What is the NPRM? Created by the Administrative Procedure Act (1946), the NPRM enables the industry to view upcoming rules and directives brought to light by the FAA and other individual government agencies. Through this process all in the various industries get to see what’s coming down the pike that’s regulatory or required for an operator’s equipment. After review, the industry folks can comment, disagree vehemently (yet respectfully), or even offer up a better idea to meet the same end. It’s designed to forego surprises and allow the industry to prepare for changes that will result in safe commerce and sound practices.

But the NPRM is also a tool that can push information out-to-in; manufacturers, as do all, have access to feedback in the public domain. They can recognize opinions and concerns raised by individuals and organizations that make up their client base; those actually working with their equipment daily.
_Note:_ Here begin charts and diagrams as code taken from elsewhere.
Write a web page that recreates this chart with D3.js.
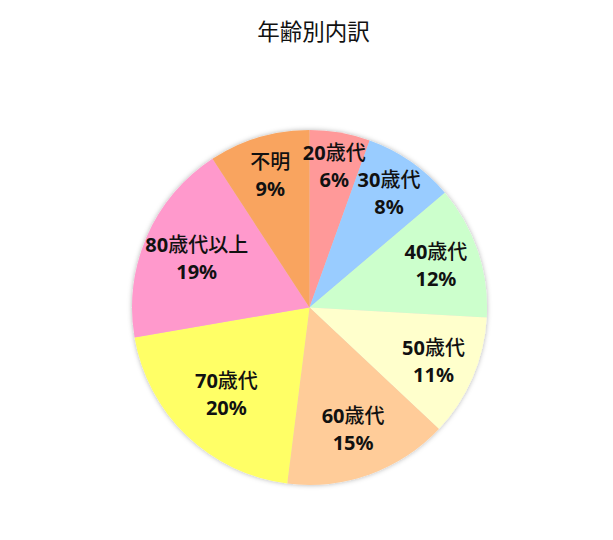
<!DOCTYPE html>
<html>
<head>
<meta charset="utf-8">
<script src="https://cdn.jsdelivr.net/npm/d3@7"></script>
<style>
  body { margin: 0; background: #fff; }
  svg { display: block; }
</style>
</head>
<body>
<svg id="chart"></svg>
<script>
// Chart data (share of each age group, %)
const categories = ['20歳代', '30歳代', '40歳代', '50歳代', '60歳代', '70歳代', '80歳代以上', '不明'];
const values = [5.5, 8.3, 12.1, 11.1, 15.0, 20.3, 18.5, 9.2];
const colors = ['#FF9999', '#99CCFF', '#CCFFCC', '#FFFFCC', '#FFCC99', '#FFFF66', '#FF99CC', '#F9A45F'];
const title = '年齢別内訳';

const width = 613, height = 540;
const cx = 309.5, cy = 307.5, radius = 177.5;

const svg = d3.select('#chart')
    .attr('width', width)
    .attr('height', height);

// soft shadow around the pie
const defs = svg.append('defs');
defs.append('filter')
    .attr('id', 'shadow')
    .attr('x', '-20%').attr('y', '-20%')
    .attr('width', '140%').attr('height', '140%')
  .append('feDropShadow')
    .attr('dx', 0).attr('dy', 0)
    .attr('stdDeviation', 2.5)
    .attr('flood-color', '#000')
    .attr('flood-opacity', 0.3);

svg.append('text')
    .attr('x', cx + 4)
    .attr('y', 40)
    .attr('text-anchor', 'middle')
    .attr('font-family', '"Noto Sans CJK JP", sans-serif')
    .attr('font-size', 22.5)
    .attr('fill', '#111')
    .text(title);

const data = categories.map((c, i) => ({ name: c, value: values[i], color: colors[i] }));
const total = d3.sum(values);

const pie = d3.pie()
    .sort(null)
    .value(d => d.value);
const arcs = pie(data);

const arc = d3.arc()
    .innerRadius(0)
    .outerRadius(radius);

// narrow slices push their label further out toward the rim (like Excel's best fit)
function labelPos(d) {
    const share = (d.endAngle - d.startAngle) / (2 * Math.PI) * 100;
    const r = radius * (0.86 - 0.009 * share);
    const a = (d.startAngle + d.endAngle) / 2;
    return [Math.sin(a) * r, -Math.cos(a) * r];
}

const chart = svg.append('g')
    .attr('transform', `translate(${cx},${cy})`);

chart.append('g')
    .attr('filter', 'url(#shadow)')
  .selectAll('path')
    .data(arcs)
  .join('path')
    .attr('d', arc)
    .attr('fill', d => d.data.color);

// split text into latin (bold) and CJK (regular) runs
function runs(str) {
    const out = [];
    for (const ch of str) {
        const cjk = /[^\x00-\x7F]/.test(ch);
        if (out.length && out[out.length - 1].cjk === cjk) out[out.length - 1].t += ch;
        else out.push({ t: ch, cjk: cjk });
    }
    return out;
}

const labels = chart.selectAll('.pie-label')
    .data(arcs)
  .join('text')
    .attr('class', 'pie-label')
    .attr('transform', d => `translate(${labelPos(d)})`)
    .attr('text-anchor', 'middle')
    .attr('font-family', '"Noto Sans", "Noto Sans CJK JP", sans-serif')
    .attr('font-size', 20)
    .attr('fill', '#111');

labels.each(function(d) {
    const t = d3.select(this);
    const pct = Math.round(d.data.value / total * 100 + 1e-9) + '%';
    const line1 = t.append('tspan').attr('x', 0).attr('y', -6);
    runs(d.data.name).forEach(r => {
        line1.append('tspan')
            .attr('font-weight', r.cjk ? 500 : 'bold')
            .attr('font-family', r.cjk ? '"Noto Sans CJK JP", sans-serif' : '"Noto Sans", sans-serif')
            .text(r.t);
    });
    t.append('tspan')
        .attr('x', 0)
        .attr('y', 21)
        .attr('font-weight', 'bold')
        .text(pct);
});
</script>
</body>
</html>
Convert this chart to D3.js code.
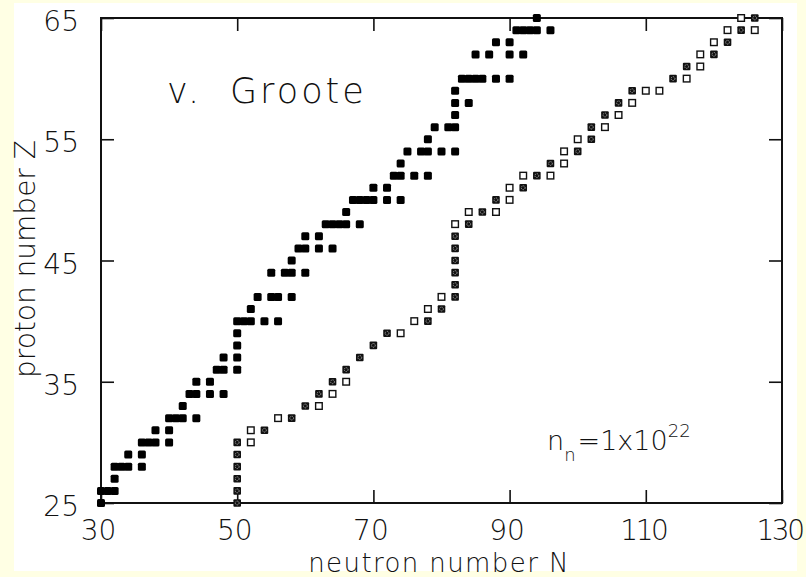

Conducting business is like working a machine; all operates on cause and effect. Likewise, rule changes are dependent on what’s input for proper output; longtime veterans of this industry can testify that the eventual output can be unexpected … or worse. We need to measure twice, cut once; make the rules work to make everybody safe. Rule changes aren’t impulsive; they are well thought out, analytically tailored to provide safety to everyone of us who rely on this industry. They can’t … just change.

Stephen Carbone is an aviation industry veteran of 28 years. He works at the Boston regional office in the Flight Standards Airworthiness Technical Branch. He holds a master’s degree in aviation safety systems.